Sierra Leone presents a number of challenges for business and foreign investors. On paper, the country has a supportive business environment. For example: an investment code establishes protections that are on par with those in high income OECD countries; the legal system recognises property and contract rights; and, a new mining law sets out a consistent fiscal regime.
However, in practice, institutional and governance weaknesses significantly reduce the effectiveness of such codes. Enforcing contracts, for example, can be a time consuming and opaque process – Freedom House partly attributes delays to insufficient judicial resources and training. It is also difficult to establish property rights because there is no titling system.

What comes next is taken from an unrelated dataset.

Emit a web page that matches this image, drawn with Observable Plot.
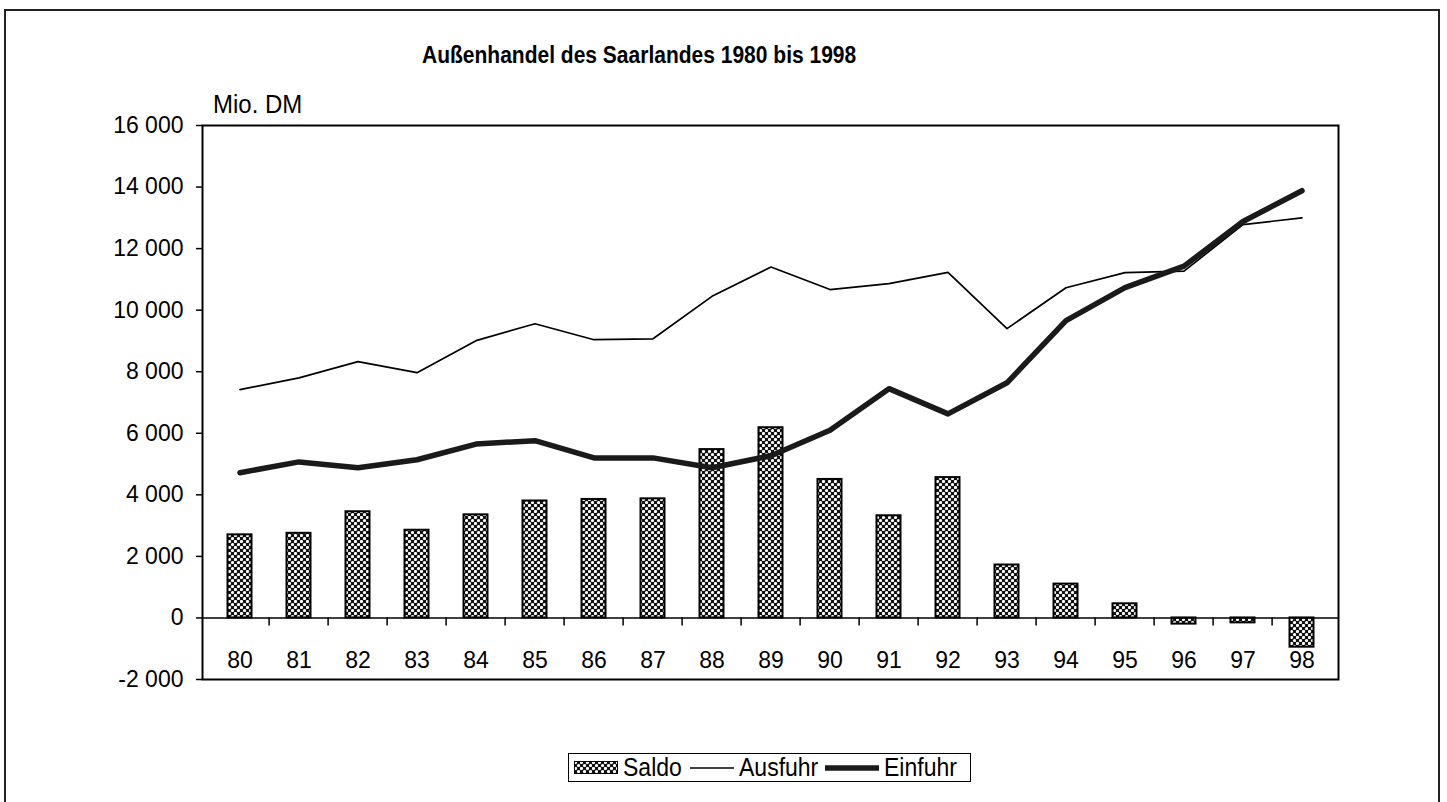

These business challenges are reflected in the country’s disappointing ranking on the World Bank’s ease of doing business gauge, which attempts to measure ‘regulation and red tape relevant to a domestic small to medium-size firm’; on the overall measure, Sierra Leone ranks in the bottom quartile, just below the Sub-Saharan African average and well below the OECD average. Surprisingly, however, it outranks the OECD average on ‘protecting investors’, which reflects greater perceived levels of disclosure, shareholder power and director responsibility (left hand panel, Chart 6). But as noted above, things can be very different in practice.
And on factors that matter to foreign investors, such as controlling corruption, rule of law and regulatory quality, Sierra Leone ranks in the bottom quartile and lower than the regional average (right hand panel, Chart 6).
Still, some foreign investors are keen to navigate such uncertainties. Indeed, FDI inflows have risen steadily over the past five years, albeit from a low base. In particular, there has been a surge in foreign interest in developing the country’s high-quality iron ore deposits.